08/03/2007 12:00 am EST


John Netto

Author, The Global Macro Edge

For those that traded that wonderful summer of 2002 can remember, daily ranges on the S & P of 70 points, massive intraday range across the major indexes, parlayed with the makings of a longer term bottom in the equities markets, provided ample opportunity for both bulls and bears to profit from the phenomenal range.

Why is a wide range such an advantage to professional traders? This range is a byproduct of the amalgam of emotions portrayed by the market and exudes an energy that creates lots of opportunities. Many in the media are frowning on the recent market volatility, citing how difficult it makes the markets to forecast and trade. However, akin to a live poker game with a lot of loose players with deep stacks; you may see larger draw downs as a result of the wider range, but you will also have exponentially more opportunities to take advantage of those opportunities and exploit your trading edge.

In a live poker game, it is the desire of the superior player to get in as many pots as possible with players of a lower skill-set. A similar rationale applies in a market with lots of volatility insofar as emotionally dominated markets usually see retail investors getting panicked and succumbing to their emotions when they trade, providing more chances to profit.

As an example, with the Volatility Index languishing in the low teens, as it has for the last few years, each day requires day traders to be extremely selective. This dearth of trading chances may necessitate traders to work larger position sizes to account for the lower volatility and fewer opportunities. The range seen over the last four weeks has seen more retail money work into the game, as the fear in the markets has escalated quite drastically. More retail money provides opportunity to profit as emotion can push the markets to extremes.

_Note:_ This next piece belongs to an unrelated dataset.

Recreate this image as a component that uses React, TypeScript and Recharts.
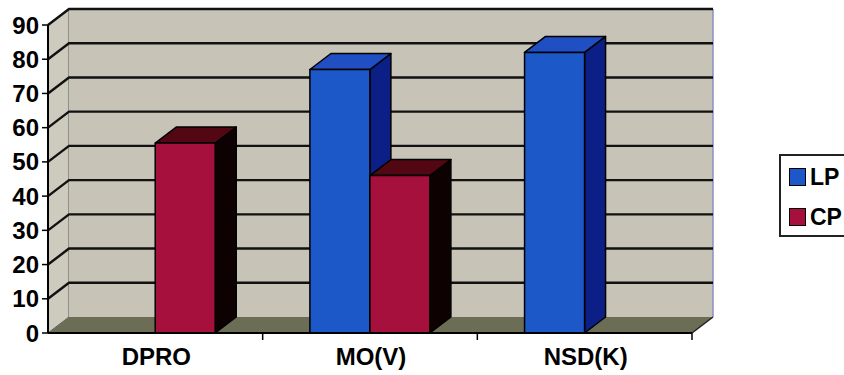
import React from "react";
import {
  Bar,
  BarChart,
  CartesianGrid,
  ReferenceArea,
  XAxis,
  YAxis,
} from "recharts";

const CATEGORIES = ["DPRO", "MO(V)", "NSD(K)"];
const LP = [0, 77, 82];
const CP = [55.5, 46, 0];
const Y_TICKS = [0, 10, 20, 30, 40, 50, 60, 70, 80, 90];

const data = CATEGORIES.map((name, i) => ({ name, LP: LP[i], CP: CP[i] }));

// depth offset of the fake 3D box
const DX = 21;
const DY = -16;

const FONT = "'Liberation Sans', Arial, sans-serif";

const BLUE = { face: "#1d58c9", top: "#1f4fc2", side: "#0c1f86" };
const RED = { face: "#a5103d", top: "#520712", side: "#0d0102" };

function Box3D(props: any) {
  const { x, y, width: w, height: h, colors } = props;
  if (!h || h <= 0) return <g />;
  const top = `${x},${y} ${x + DX},${y + DY} ${x + w + DX},${y + DY} ${x + w},${y}`;
  const side = `${x + w},${y} ${x + w + DX},${y + DY} ${x + w + DX},${y + h + DY} ${x + w},${y + h}`;
  return (
    <g stroke="#000" strokeWidth={1.5} strokeLinejoin="round">
      <polygon points={side} fill={colors.side} />
      <polygon points={top} fill={colors.top} />
      <rect x={x} y={y} width={w} height={h} fill={colors.face} />
    </g>
  );
}

function Walls(props: any) {
  const { x, y, width: w, height: h } = props;
  const b = y + h;
  return (
    <g>
      <polygon
        points={`${x},${y} ${x + DX},${y + DY} ${x + DX},${b + DY} ${x},${b}`}
        fill="#cdcabe"
        stroke="#555"
        strokeWidth={1}
      />
      <rect x={x + DX} y={y + DY} width={w} height={h} fill="#c7c4b7" />
      <line x1={x + DX} y1={y + DY} x2={x + DX + w} y2={y + DY} stroke="#b9b25a" strokeWidth={1.5} />
      <line x1={x + DX + w} y1={y + DY} x2={x + DX + w} y2={b + DY} stroke="#8d8fc4" strokeWidth={1.5} />
      <polygon
        points={`${x},${b} ${x + DX},${b + DY} ${x + w + DX},${b + DY} ${x + w},${b}`}
        fill="#6c6d55"
      />
      <line x1={x + w} y1={b} x2={x + w + DX} y2={b + DY} stroke="#222" strokeWidth={1.5} />
    </g>
  );
}

function GridLine(props: any) {
  const { x1, x2, y1, index } = props;
  if (index === 0 || y1 > 330) return <g key={props.key} />;
  return (
    <path
      key={props.key}
      d={`M${x1},${y1} L${x1 + DX},${y1 + DY} L${x2 + DX},${y1 + DY}`}
      fill="none"
      stroke="#111"
      strokeWidth={2.4}
    />
  );
}

function CatTick(props: any) {
  const { x, y, payload } = props;
  const half = payload?.offset ?? 107;
  return (
    <g>
      <line x1={x + half} y1={y} x2={x + half} y2={y + 7} stroke="#000" strokeWidth={1.5} />
      <text
        x={x + 1}
        y={y + 32}
        textAnchor="middle"
        fontFamily={FONT}
        fontWeight="bold"
        fontSize={24}
        fill="#000"
      >
        {payload.value}
      </text>
    </g>
  );
}

function LegendBox() {
  const item = (label: string, color: string) => (
    <div style={{ display: "flex", alignItems: "center", height: 40 }}>
      <div
        style={{
          width: 15,
          height: 16,
          background: color,
          border: "1px solid #000",
          marginRight: 4,
        }}
      />
      <span style={{ fontFamily: FONT, fontWeight: "bold", fontSize: 23, color: "#000" }}>
        {label}
      </span>
    </div>
  );
  return (
    <div
      style={{
        position: "absolute",
        left: 779,
        top: 154,
        width: 80,
        height: 83,
        border: "2px solid #222",
        background: "#fff",
        boxSizing: "border-box",
        paddingLeft: 8,
        paddingTop: 1,
      }}
    >
      {item("LP", BLUE.face)}
      {item("CP", RED.face)}
    </div>
  );
}

export default function App() {
  return (
    <div
      style={{
        position: "absolute",
        left: 0,
        top: 0,
        width: 844,
        height: 375,
        overflow: "hidden",
        background: "#fff",
      }}
    >
      <BarChart
        width={844}
        height={375}
        data={data}
        margin={{ top: 25, right: 152, left: 0, bottom: 0 }}
        barCategoryGap="22%"
        barGap={0}
      >
        <ReferenceArea
          y1={0}
          y2={90}
          ifOverflow="visible"
          shape={<Walls />}
          zIndex={-200}
        />
        <CartesianGrid vertical={false} horizontal={(p: any) => <GridLine {...p} />} />
        <XAxis
          dataKey="name"
          height={42}
          tickLine={false}
          tickSize={0}
          tickMargin={0}
          axisLine={{ stroke: "#000", strokeWidth: 2 }}
          tick={<CatTick />}
          interval={0}
        />
        <YAxis
          width={48}
          domain={[0, 90]}
          ticks={Y_TICKS}
          interval={0}
          tickSize={6}
          tickMargin={3}
          axisLine={{ stroke: "#000", strokeWidth: 2 }}
          tickLine={{ stroke: "#000", strokeWidth: 1.5 }}
          tick={{ fontFamily: FONT, fontWeight: "bold", fontSize: 24, fill: "#000" }}
        />
        <Bar
          dataKey="LP"
          isAnimationActive={false}
          fill={BLUE.face}
          shape={(p: any) => <Box3D {...p} colors={BLUE} />}
        />
        <Bar
          dataKey="CP"
          isAnimationActive={false}
          fill={RED.face}
          shape={(p: any) => <Box3D {...p} colors={RED} />}
        />
      </BarChart>
      <LegendBox />
    </div>
  );
}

The last 8 days have seen a range in the S and P of 36, 22, 60, 40, 30, 40, 33, and a more subdued 19 points from today. My trading strategy relies heavily on the use of three components, with the primary being Fibonacci levels. Fibonacci levels work best in a market laden with emotion and energy. Due to Fibonacci levels being reactive to market range, increased volatility simply requires an adjustment of the size traded to make sure that not trade risks more than an account can tolerate per trade.

As the breakout in the VIX illustrates, the forthcoming months should provide lots of opportunity for traders on both sides of the markets.